By contrast, the eldest son of the ousted former President Hosni Mubarak, Alaa Mubarak, was sentenced in May 2015 to three years in jail for embezzling millions of dollars in state funds intended for the renovation of palaces. Alaa owned the BVI firm Pan World Investments Inc., managed by Credit Suisse. In 2013, Mossack Fonseca was fined $ 37,500 for failing to properly check into Alaa Mubarak, “a high risk customer”.
ICIJ investigators name Rwandan Rwandan President Paul Kagame’s former physician, security adviser and spokesman, Brig. Gen. Emmanuel Ndahiro who also served as the chief of the National Intelligence and Security Services from 2004-2011 as the director of the BVI company Debden Investments Limited, which reportedly owned a jet aircraft.

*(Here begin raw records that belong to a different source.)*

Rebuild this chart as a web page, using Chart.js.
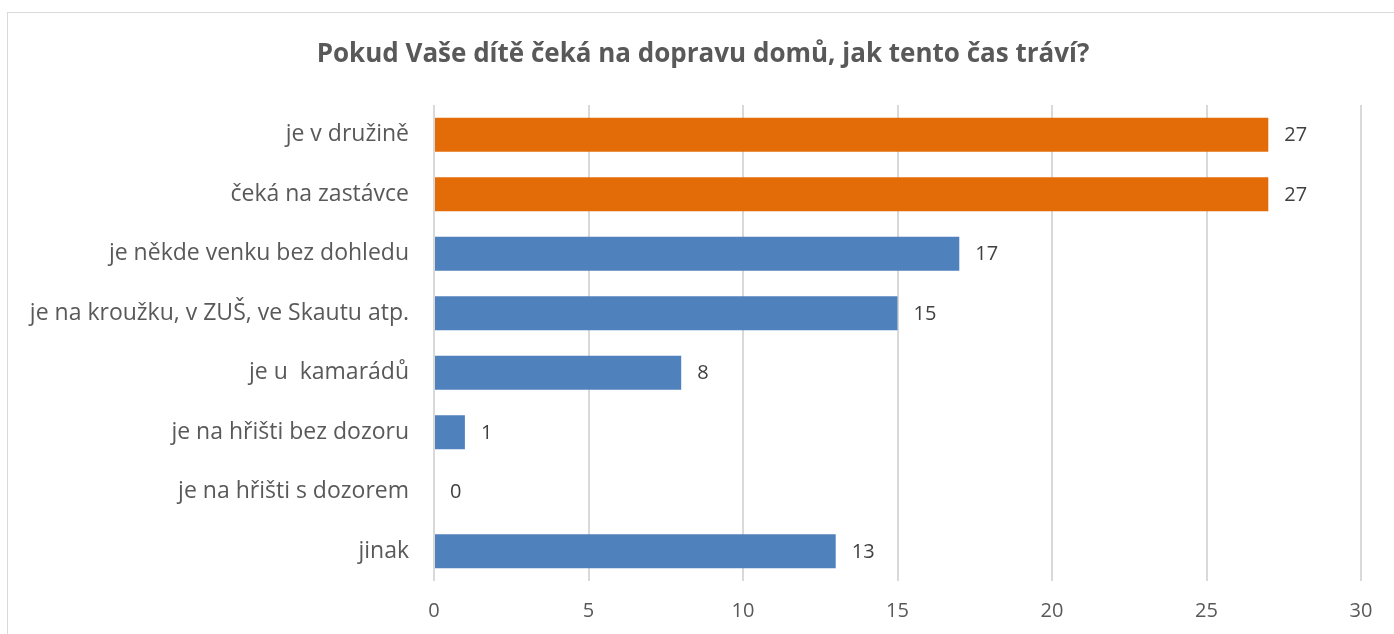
<!DOCTYPE html>
<html>
<head>
<meta charset="utf-8">
<script src="https://cdn.jsdelivr.net/npm/chart.js@4/dist/chart.umd.min.js"></script>
<style>
  html, body { margin: 0; padding: 0; background: #fff; }
  #wrap { position: relative; width: 1394px; height: 634px; overflow: hidden; }
  #frame {
    position: absolute; left: 7px; top: 12px; width: 1400px; height: 640px;
    border: 1px solid #d9d9d9; box-sizing: border-box;
  }
  #chart { position: absolute; left: 0; top: 0; }
</style>
</head>
<body>
<div id="wrap">
  <div id="frame"></div>
  <canvas id="chart" width="1394" height="634"></canvas>
</div>
<script>
const categories = [
  "je v družině",
  "čeká na zastávce",
  "je někde venku bez dohledu",
  "je na kroužku, v ZUŠ, ve Skautu atp.",
  "je u  kamarádů",
  "je na hřišti bez dozoru",
  "je na hřišti s dozorem",
  "jinak",
];
const counts = [27, 27, 17, 15, 8, 1, 0, 13];
const barColors = [
  "#E36C09", "#E36C09", "#4F81BD", "#4F81BD",
  "#4F81BD", "#4F81BD", "#4F81BD", "#4F81BD",
];
const xTicks = [0, 5, 10, 15, 20, 25, 30];
const chartTitle = "Pokud Vaše dítě čeká na dopravu domů, jak tento čas tráví?";

const FONT = "'Open Sans', 'Noto Sans', sans-serif";

// title drawn by hand so it can sit centred on the whole frame
const titleText = {
  id: "titleText",
  afterDraw(chart) {
    const ctx = chart.ctx;
    ctx.save();
    ctx.font = "bold 26px " + FONT;
    ctx.fillStyle = "#595959";
    ctx.textAlign = "center";
    ctx.textBaseline = "middle";
    ctx.fillText(chartTitle, 703, 55);
    ctx.restore();
  },
};

// value labels to the right of each bar
const valueLabels = {
  id: "valueLabels",
  afterDatasetsDraw(chart) {
    const ctx = chart.ctx;
    const meta = chart.getDatasetMeta(0);
    ctx.save();
    ctx.font = "20px " + FONT;
    ctx.fillStyle = "#404040";
    ctx.textAlign = "left";
    ctx.textBaseline = "middle";
    meta.data.forEach((bar, i) => {
      ctx.fillText(String(counts[i]), bar.x + 16, bar.y + 1);
    });
    ctx.restore();
  },
};

new Chart(document.getElementById("chart"), {
  type: "bar",
  data: {
    labels: categories,
    datasets: [
      {
        data: counts,
        backgroundColor: barColors,
        barPercentage: 0.57,
        categoryPercentage: 1,
      },
    ],
  },
  options: {
    indexAxis: "y",
    responsive: false,
    animation: false,
    layout: { padding: { left: 0, right: 33, top: 105, bottom: 0 } },
    plugins: {
      legend: { display: false },
      tooltip: { enabled: false },
      title: { display: false },
    },
    scales: {
      x: {
        min: 0,
        max: 30,
        afterBuildTicks(scale) {
          scale.ticks = xTicks.map((v) => ({ value: v }));
        },
        afterFit(scale) {
          scale.height = 53;
        },
        grid: { color: "#d9d9d9", lineWidth: 2, drawTicks: false },
        border: { display: false },
        ticks: {
          color: "#595959",
          padding: 18,
          font: { family: FONT, size: 20 },
        },
      },
      y: {
        afterFit(scale) {
          scale.width = 434;
        },
        grid: { display: false },
        border: { display: false },
        ticks: {
          color: "#595959",
          padding: 17,
          font: { family: FONT, size: 23 },
        },
      },
    },
  },
  plugins: [valueLabels, titleText],
});
</script>
</body>
</html>
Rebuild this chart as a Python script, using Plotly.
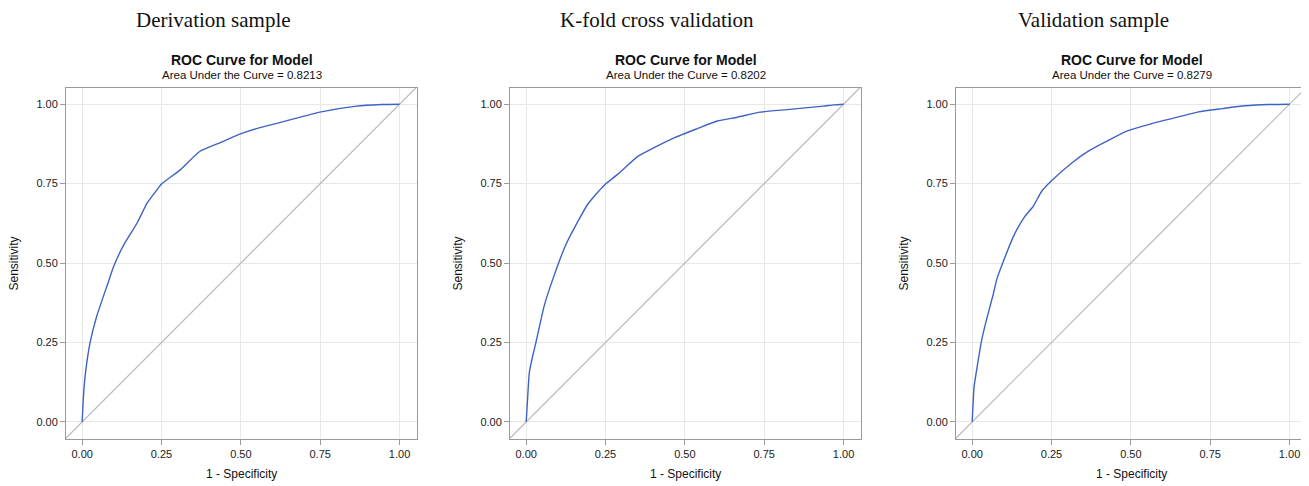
import plotly.graph_objects as go

# page offset of the plot div (default body margin) -> the figure is sized to fit the window
OFF = 8
W, H = 1309 - OFF, 486 - OFF

panel_titles = ["Derivation sample", "K-fold cross validation", "Validation sample"]
auc_values = ["0.8213", "0.8202", "0.8279"]

# ROC curves: 1 - specificity (x) and sensitivity (y)
x_deriv = [0, 0.004, 0.010, 0.025, 0.046, 0.083, 0.099, 0.131, 0.173, 0.205, 0.236, 0.25,
           0.31, 0.37, 0.437, 0.503, 0.563, 0.637, 0.753, 0.859, 0.943, 1.0]
y_deriv = [0, 0.08, 0.15, 0.25, 0.333, 0.442, 0.489, 0.557, 0.626, 0.689, 0.731, 0.749,
           0.794, 0.851, 0.880, 0.908, 0.927, 0.946, 0.976, 0.993, 0.999, 1.0]

x_kfold = [0, 0.005, 0.010, 0.021, 0.031, 0.057, 0.087, 0.126, 0.194, 0.246, 0.288, 0.351, 0.403,
           0.466, 0.539, 0.602, 0.665, 0.738, 0.822, 0.937, 0.97, 1.0]
y_kfold = [0, 0.083, 0.156, 0.209, 0.251, 0.366, 0.458, 0.560, 0.685, 0.745, 0.779, 0.835, 0.863,
           0.894, 0.923, 0.947, 0.959, 0.975, 0.983, 0.994, 0.998, 1.0]

x_valid = [0, 0.006, 0.014, 0.030, 0.045, 0.066, 0.077, 0.098, 0.135, 0.166, 0.192, 0.219, 0.250,
           0.314, 0.366, 0.429, 0.487, 0.566, 0.650, 0.713, 0.787, 0.860, 0.934, 1.0]
y_valid = [0, 0.110, 0.163, 0.258, 0.321, 0.400, 0.447, 0.505, 0.594, 0.647, 0.678, 0.726, 0.759,
           0.815, 0.852, 0.886, 0.915, 0.939, 0.960, 0.976, 0.986, 0.995, 0.999, 1.0]

diag = [-0.2, 1.2]  # chance line y = x, clipped to the plot area

tick_vals = [0, 0.25, 0.5, 0.75, 1.0]
tick_text = ["0.00", "0.25", "0.50", "0.75", "1.00"]

curves = [(x_deriv, y_deriv), (x_kfold, y_kfold), (x_valid, y_valid)]

# window-pixel layout of the plot boxes (as seen in the reference)
box_left = [66, 510, 956]
box_w = 351
box_top, box_bottom = 88, 439
big_title_cx = [213, 657, 1093]


def px(p):
    return (p - OFF) / W


def py(p):
    return 1 - (p - OFF) / H


fig = go.Figure()
annotations = []

for i, (xs, ys) in enumerate(curves):
    n = "" if i == 0 else str(i + 1)
    xa, ya = "x" + n, "y" + n
    fig.add_trace(go.Scatter(x=diag, y=diag, mode="lines", xaxis=xa, yaxis=ya,
                             line=dict(color="#b8b8b8", width=1.2), hoverinfo="skip", showlegend=False))
    fig.add_trace(go.Scatter(x=xs, y=ys, mode="lines", xaxis=xa, yaxis=ya,
                             line=dict(color="#3f63c4", width=1.4, shape="spline", smoothing=0.5),
                             showlegend=False))
    l = box_left[i]
    r = l + box_w
    axis_common = dict(
        tickvals=tick_vals, ticktext=tick_text, ticks="outside", ticklen=5, tickcolor="#9a9a9a",
        tickfont=dict(family="Arial", size=11, color="#1a1a1a"),
        showgrid=True, gridcolor="#e8e8e8", gridwidth=1,
        showline=True, linecolor="#9a9a9a", linewidth=1, mirror=True, zeroline=False,
    )
    fig.update_layout(**{
        "xaxis" + n: dict(domain=[px(l), min(px(r), 1.0)], range=[-0.051, 1.055], anchor=ya, **axis_common),
        "yaxis" + n: dict(domain=[py(box_bottom), py(box_top)], range=[-0.054, 1.051],
                          anchor=xa, **axis_common),
    })
    cx = (l + r) / 2
    annotations += [
        dict(text=panel_titles[i], x=px(big_title_cx[i]), y=py(20),
             font=dict(family="Times New Roman", size=21, color="#111"), borderpad=0),
        dict(text="<b>ROC Curve for Model</b>", x=px(cx), y=py(60),
             font=dict(family="Arial", size=14, color="#111")),
        dict(text="Area Under the Curve = " + auc_values[i], x=px(cx), y=py(75),
             font=dict(family="Arial", size=11.5, color="#111")),
        dict(text="Sensitivity", x=px(l - 52), y=py(263.5), textangle=-90,
             font=dict(family="Arial", size=12, color="#111")),
        dict(text="1 - Specificity", x=px(cx), y=py(474),
             font=dict(family="Arial", size=12, color="#111")),
    ]

for a in annotations:
    a.update(xref="paper", yref="paper", showarrow=False, xanchor="center", yanchor="middle")

fig.update_layout(
    width=W, height=H, margin=dict(l=0, r=0, t=0, b=0),
    paper_bgcolor="white", plot_bgcolor="white",
    annotations=annotations, showlegend=False,
)

fig.write_html("out.html")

Another director of this company, is the former ambassador of Zambia to the United States between 2000 and 2002, Attan Shansonga who was arrested in Lusaka in 2002 amid an investigation into the diversion of millions of dollars out of Zambian when President Frederick Chiluba was in office. Shansonga, was accused in 2006 by the Zambian government of receiving “misappropriated monies” and using offshore banks to launder the lot. In 2007, an English court held namely that Shansonga served as a conduit for $ 1.3 million to President Frederick Chiluba’s spy chief.
The name of Mamadou Pouye, a friend of Karim Wade, the son of Senegal’s former President Abdoulaye Wade who held several ministries during his father’s presidency does also appear in the ICIJ files. The consortium reminds that both Wade and Pouye were arrested in April 2013 and charged with illegally amassing assets worth $ 240 million. Both were sentenced to jail in March 2015 by a judge who said that Wade had hidden away funds in offshore companies in the BVI and Panama while Pouye was guilty of complicity in illegal enrichment. Pouye first appeared in Mossack Fonseca’s files in October 2008, instructing the law firm to open a bank account for the Panama company Seabury Inc. Between December 2008 and August 2012, Seabury and a company connected to Pouye – the Panamanian Latvae Group, signed contracts worth about $ 35 million for consulting and advisory services relating to the port of Dakar. At the trial against Pouye and Wade, Senegalese authorities alleged that they both enriched themselves through these government contracts.
While several countries elsewhere such as Brazil, Australia or Spain ordered investigations for money laundering and fraud concerning their citizens mentioned by the ICIJ, it remains to be seen whether African countries will do the same. (F.M.)